Les Villeurbannaises en première ligne

La Première Guerre mondiale ne fut pas qu'une histoire d'hommes.
À l'arrière, les femmes se retrouvèrent en prise directe avec le conflit.
Les Villeurbannaises en première ligne

Le déclenchement de la guerre, en août 1914, entraîne un choc majeur pour les Villeurbannaises. Du jour au lendemain, le départ des hommes pour le front provoque l’arrêt de l’économie : les usines ferment leurs portes, les commerces baissent leurs rideaux, et les transports en commun tournent au ralenti. Même si à Villeurbanne, ville ouvrière par excellence, le travail des femmes était plus répandu qu’ailleurs, la disparition du salaire du mari les met dans une gêne financière immédiate ; quant aux femmes au foyer, elles se trouvent réduites à la misère. Madame Danancher, qui tient un petit comptoir de fruits et légumes rue d’Alsace, se ronge les sangs et écrit à la mairie : « Depuis le 5 [août 1914] que mon mari est parti, je voudrais le fermer jusqu’à ce que mon mari rentre car je n’ai aucun argent pour pouvoir acheter de la marchandise. Comment faut-il faire pour le rouvrir quand mon mari rentrera, et pour aider à élever nos trois enfants ? ». La municipalité réagit immédiatement en organisant des soupes populaires dans les différents quartiers de la ville, tandis que l’État met en place le versement d’une pension aux épouses de mobilisés, soit 1,25 franc par jour, une somme insuffisante pour nourrir une famille.

 

Les femmes à la manœuvre

Pour assurer leur survie, les femmes n’ont donc pas d’autre choix que de travailler. Le pays a de toute façon impérativement besoin d’elles pour remplacer les hommes. Peu à peu, l’économie redémarre, mais pour la première fois dans l’histoire de la France, en version féminine. Désormais, derrière les charrues, les machines, les comptoirs, les bureaux, les manettes des tramways, l’on trouve des femmes à la manœuvre. Ainsi Madame Chardon, dont le mari sera tué au front, prend en charge la ferme familiale du chemin des Buers – avec apparemment beaucoup de difficulté, puisqu’elle n’arrive pas à nourrir son cheval durant les mois d’hiver. Dans les usines, les ouvrières villeurbannaises se comptent par milliers. C’est vrai dans les teintureries Gillet, dans les manufactures de vêtements Soubrillard, Mazat et Bayard, les fabriques de chaussures Camsat et Richoud, les dorures Mathieu, les filatures Villard, etc. À la SALT, une usine de velours implantée rue du 4-Août, elles supplantent largement leurs collègues masculins : sur 300 employés, l’on compte 50 ouvriers et 250 ouvrières. Les photos vieilles d’un siècle les montrent encore au milieu de montagnes d’obus, participant aux côtés des hommes à la fabrication des engins de mort. Dans le nombre figure la jeune Bernadette Desme : à peine âgée de 18 ans, réfugiée d’un village du Nord, elle quitte chaque matin son logement des Charpennes pour rejoindre l’usine «de l’exposition», l’actuelle Grande halle de Gerland, où travaille une armée de «munitionnettes».

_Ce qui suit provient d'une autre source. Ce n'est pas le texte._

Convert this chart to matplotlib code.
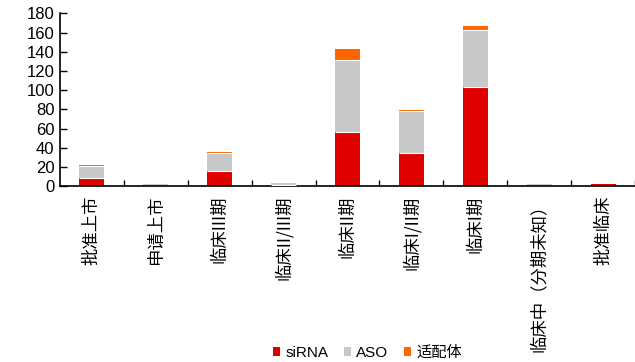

Ces femmes élaborent également les uniformes et l’équipement des Poilus. À Villeurbanne, pour fournir des emplois aux épouses et aux veuves de mobilisés, la municipalité crée en juin 1915 un «ouvroir municipal» dédié à cette activité. Basé dans deux classes du groupe scolaire Émile-Zola, l’ouvroir fait fabriquer à domicile des trousses, musettes, poches à cartouches, couvre-casques et, surtout, des vestes et des pantalons d’uniformes. En 1916, il emploie ainsi 314 ouvrières, payées 2,20 francs par jour, soit largement plus que les 75 centimes que touchent ordinairement les ouvrières à faible qualification. Mais cette somme est amplement méritée car ces femmes travaillent jusqu’à l’épuisement, et dans des conditions que l’on n’ose imaginer : en décembre 1916, elles peinent à honorer les commandes de l’armée « en raison des froids empêchant le séchage des effets d’habillement revenant du front» – en clair, le sang et la boue imprégnaient les uniformes des soldats morts au combat, que l’on récupérait pour les nouvelles recrues…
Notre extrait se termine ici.